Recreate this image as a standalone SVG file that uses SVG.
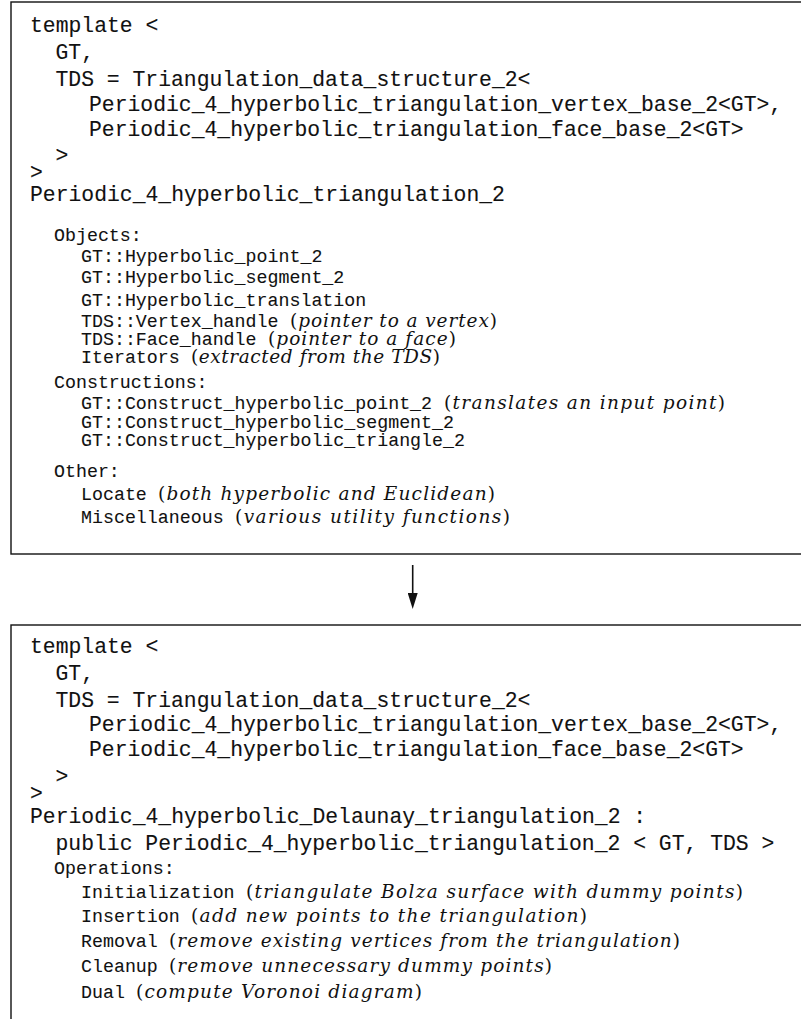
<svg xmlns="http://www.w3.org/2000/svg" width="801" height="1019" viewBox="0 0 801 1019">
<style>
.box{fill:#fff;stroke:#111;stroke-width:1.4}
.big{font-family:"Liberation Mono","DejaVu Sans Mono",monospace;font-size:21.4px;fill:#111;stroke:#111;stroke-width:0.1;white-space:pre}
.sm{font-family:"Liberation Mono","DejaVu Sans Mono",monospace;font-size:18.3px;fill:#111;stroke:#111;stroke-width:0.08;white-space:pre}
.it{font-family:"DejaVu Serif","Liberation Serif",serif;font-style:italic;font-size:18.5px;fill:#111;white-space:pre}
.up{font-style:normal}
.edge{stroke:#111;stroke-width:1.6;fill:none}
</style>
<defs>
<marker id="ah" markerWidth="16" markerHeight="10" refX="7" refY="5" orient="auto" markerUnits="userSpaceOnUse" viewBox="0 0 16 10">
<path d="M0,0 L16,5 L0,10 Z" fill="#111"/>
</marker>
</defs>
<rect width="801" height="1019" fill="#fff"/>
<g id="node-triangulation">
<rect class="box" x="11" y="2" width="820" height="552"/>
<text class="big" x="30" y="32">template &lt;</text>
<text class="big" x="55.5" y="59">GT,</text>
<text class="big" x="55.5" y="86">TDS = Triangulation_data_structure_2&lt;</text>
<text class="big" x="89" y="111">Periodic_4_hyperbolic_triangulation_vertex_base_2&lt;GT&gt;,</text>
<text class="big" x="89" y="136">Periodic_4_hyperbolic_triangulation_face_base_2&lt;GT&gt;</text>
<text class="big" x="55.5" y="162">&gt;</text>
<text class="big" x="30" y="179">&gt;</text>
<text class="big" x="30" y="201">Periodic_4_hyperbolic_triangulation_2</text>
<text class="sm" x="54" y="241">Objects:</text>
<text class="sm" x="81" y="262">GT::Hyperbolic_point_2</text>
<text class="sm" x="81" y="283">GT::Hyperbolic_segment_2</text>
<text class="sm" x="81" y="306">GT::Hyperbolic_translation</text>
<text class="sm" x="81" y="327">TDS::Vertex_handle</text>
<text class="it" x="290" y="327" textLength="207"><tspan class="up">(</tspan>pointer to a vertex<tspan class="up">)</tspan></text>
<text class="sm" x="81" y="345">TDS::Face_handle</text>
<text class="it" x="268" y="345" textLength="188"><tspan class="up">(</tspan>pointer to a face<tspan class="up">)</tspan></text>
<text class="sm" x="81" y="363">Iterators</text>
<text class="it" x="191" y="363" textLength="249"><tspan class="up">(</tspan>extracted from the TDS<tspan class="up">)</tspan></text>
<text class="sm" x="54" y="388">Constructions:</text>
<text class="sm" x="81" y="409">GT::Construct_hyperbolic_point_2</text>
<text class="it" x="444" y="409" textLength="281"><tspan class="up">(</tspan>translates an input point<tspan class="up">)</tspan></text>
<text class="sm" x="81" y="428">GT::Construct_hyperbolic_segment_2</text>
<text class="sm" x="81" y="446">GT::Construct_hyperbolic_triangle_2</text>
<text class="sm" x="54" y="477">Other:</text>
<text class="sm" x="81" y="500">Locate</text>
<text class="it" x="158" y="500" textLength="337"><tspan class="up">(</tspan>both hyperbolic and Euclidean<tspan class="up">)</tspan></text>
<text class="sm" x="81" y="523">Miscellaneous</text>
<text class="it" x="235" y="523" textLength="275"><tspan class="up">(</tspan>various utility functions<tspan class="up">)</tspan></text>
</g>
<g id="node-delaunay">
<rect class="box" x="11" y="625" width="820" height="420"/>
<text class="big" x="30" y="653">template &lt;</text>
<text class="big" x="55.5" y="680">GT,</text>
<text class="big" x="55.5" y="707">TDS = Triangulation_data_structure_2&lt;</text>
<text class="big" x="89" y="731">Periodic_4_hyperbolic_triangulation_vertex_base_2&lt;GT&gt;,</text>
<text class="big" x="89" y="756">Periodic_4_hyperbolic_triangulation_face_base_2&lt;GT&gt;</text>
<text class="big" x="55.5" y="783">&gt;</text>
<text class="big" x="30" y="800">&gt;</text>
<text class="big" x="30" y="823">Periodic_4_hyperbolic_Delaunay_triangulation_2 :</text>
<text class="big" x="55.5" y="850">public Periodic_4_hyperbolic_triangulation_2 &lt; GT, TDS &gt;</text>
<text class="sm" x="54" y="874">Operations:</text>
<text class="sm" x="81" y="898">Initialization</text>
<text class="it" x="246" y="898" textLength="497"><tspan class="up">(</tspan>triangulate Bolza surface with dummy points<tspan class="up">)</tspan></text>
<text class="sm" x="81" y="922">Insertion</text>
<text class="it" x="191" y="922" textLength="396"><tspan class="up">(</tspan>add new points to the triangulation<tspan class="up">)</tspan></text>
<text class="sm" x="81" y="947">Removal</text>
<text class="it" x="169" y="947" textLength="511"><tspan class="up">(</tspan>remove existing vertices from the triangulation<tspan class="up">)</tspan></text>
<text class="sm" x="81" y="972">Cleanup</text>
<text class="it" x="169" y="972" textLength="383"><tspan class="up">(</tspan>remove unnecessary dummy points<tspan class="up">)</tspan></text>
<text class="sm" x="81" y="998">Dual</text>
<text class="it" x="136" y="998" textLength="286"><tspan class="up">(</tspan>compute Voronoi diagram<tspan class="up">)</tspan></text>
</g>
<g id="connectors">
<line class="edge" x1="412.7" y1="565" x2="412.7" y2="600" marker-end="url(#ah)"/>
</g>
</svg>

━━━

Your goal: Restate the data above exactly, stripping out each image.

Reply:
Recreate this image as a standalone SVG file that uses SVG.
<svg xmlns="http://www.w3.org/2000/svg" width="801" height="1019" viewBox="0 0 801 1019">
<style>
.box{fill:#fff;stroke:#111;stroke-width:1.4}
.big{font-family:"Liberation Mono","DejaVu Sans Mono",monospace;font-size:21.4px;fill:#111;stroke:#111;stroke-width:0.1;white-space:pre}
.sm{font-family:"Liberation Mono","DejaVu Sans Mono",monospace;font-size:18.3px;fill:#111;stroke:#111;stroke-width:0.08;white-space:pre}
.it{font-family:"DejaVu Serif","Liberation Serif",serif;font-style:italic;font-size:18.5px;fill:#111;white-space:pre}
.up{font-style:normal}
.edge{stroke:#111;stroke-width:1.6;fill:none}
</style>
<defs>
<marker id="ah" markerWidth="16" markerHeight="10" refX="7" refY="5" orient="auto" markerUnits="userSpaceOnUse" viewBox="0 0 16 10">
<path d="M0,0 L16,5 L0,10 Z" fill="#111"/>
</marker>
</defs>
<rect width="801" height="1019" fill="#fff"/>
<g id="node-triangulation">
<rect class="box" x="11" y="2" width="820" height="552"/>
<text class="big" x="30" y="32">template &lt;</text>
<text class="big" x="55.5" y="59">GT,</text>
<text class="big" x="55.5" y="86">TDS = Triangulation_data_structure_2&lt;</text>
<text class="big" x="89" y="111">Periodic_4_hyperbolic_triangulation_vertex_base_2&lt;GT&gt;,</text>
<text class="big" x="89" y="136">Periodic_4_hyperbolic_triangulation_face_base_2&lt;GT&gt;</text>
<text class="big" x="55.5" y="162">&gt;</text>
<text class="big" x="30" y="179">&gt;</text>
<text class="big" x="30" y="201">Periodic_4_hyperbolic_triangulation_2</text>
<text class="sm" x="54" y="241">Objects:</text>
<text class="sm" x="81" y="262">GT::Hyperbolic_point_2</text>
<text class="sm" x="81" y="283">GT::Hyperbolic_segment_2</text>
<text class="sm" x="81" y="306">GT::Hyperbolic_translation</text>
<text class="sm" x="81" y="327">TDS::Vertex_handle</text>
<text class="it" x="290" y="327" textLength="207"><tspan class="up">(</tspan>pointer to a vertex<tspan class="up">)</tspan></text>
<text class="sm" x="81" y="345">TDS::Face_handle</text>
<text class="it" x="268" y="345" textLength="188"><tspan class="up">(</tspan>pointer to a face<tspan class="up">)</tspan></text>
<text class="sm" x="81" y="363">Iterators</text>
<text class="it" x="191" y="363" textLength="249"><tspan class="up">(</tspan>extracted from the TDS<tspan class="up">)</tspan></text>
<text class="sm" x="54" y="388">Constructions:</text>
<text class="sm" x="81" y="409">GT::Construct_hyperbolic_point_2</text>
<text class="it" x="444" y="409" textLength="281"><tspan class="up">(</tspan>translates an input point<tspan class="up">)</tspan></text>
<text class="sm" x="81" y="428">GT::Construct_hyperbolic_segment_2</text>
<text class="sm" x="81" y="446">GT::Construct_hyperbolic_triangle_2</text>
<text class="sm" x="54" y="477">Other:</text>
<text class="sm" x="81" y="500">Locate</text>
<text class="it" x="158" y="500" textLength="337"><tspan class="up">(</tspan>both hyperbolic and Euclidean<tspan class="up">)</tspan></text>
<text class="sm" x="81" y="523">Miscellaneous</text>
<text class="it" x="235" y="523" textLength="275"><tspan class="up">(</tspan>various utility functions<tspan class="up">)</tspan></text>
</g>
<g id="node-delaunay">
<rect class="box" x="11" y="625" width="820" height="420"/>
<text class="big" x="30" y="653">template &lt;</text>
<text class="big" x="55.5" y="680">GT,</text>
<text class="big" x="55.5" y="707">TDS = Triangulation_data_structure_2&lt;</text>
<text class="big" x="89" y="731">Periodic_4_hyperbolic_triangulation_vertex_base_2&lt;GT&gt;,</text>
<text class="big" x="89" y="756">Periodic_4_hyperbolic_triangulation_face_base_2&lt;GT&gt;</text>
<text class="big" x="55.5" y="783">&gt;</text>
<text class="big" x="30" y="800">&gt;</text>
<text class="big" x="30" y="823">Periodic_4_hyperbolic_Delaunay_triangulation_2 :</text>
<text class="big" x="55.5" y="850">public Periodic_4_hyperbolic_triangulation_2 &lt; GT, TDS &gt;</text>
<text class="sm" x="54" y="874">Operations:</text>
<text class="sm" x="81" y="898">Initialization</text>
<text class="it" x="246" y="898" textLength="497"><tspan class="up">(</tspan>triangulate Bolza surface with dummy points<tspan class="up">)</tspan></text>
<text class="sm" x="81" y="922">Insertion</text>
<text class="it" x="191" y="922" textLength="396"><tspan class="up">(</tspan>add new points to the triangulation<tspan class="up">)</tspan></text>
<text class="sm" x="81" y="947">Removal</text>
<text class="it" x="169" y="947" textLength="511"><tspan class="up">(</tspan>remove existing vertices from the triangulation<tspan class="up">)</tspan></text>
<text class="sm" x="81" y="972">Cleanup</text>
<text class="it" x="169" y="972" textLength="383"><tspan class="up">(</tspan>remove unnecessary dummy points<tspan class="up">)</tspan></text>
<text class="sm" x="81" y="998">Dual</text>
<text class="it" x="136" y="998" textLength="286"><tspan class="up">(</tspan>compute Voronoi diagram<tspan class="up">)</tspan></text>
</g>
<g id="connectors">
<line class="edge" x1="412.7" y1="565" x2="412.7" y2="600" marker-end="url(#ah)"/>
</g>
</svg>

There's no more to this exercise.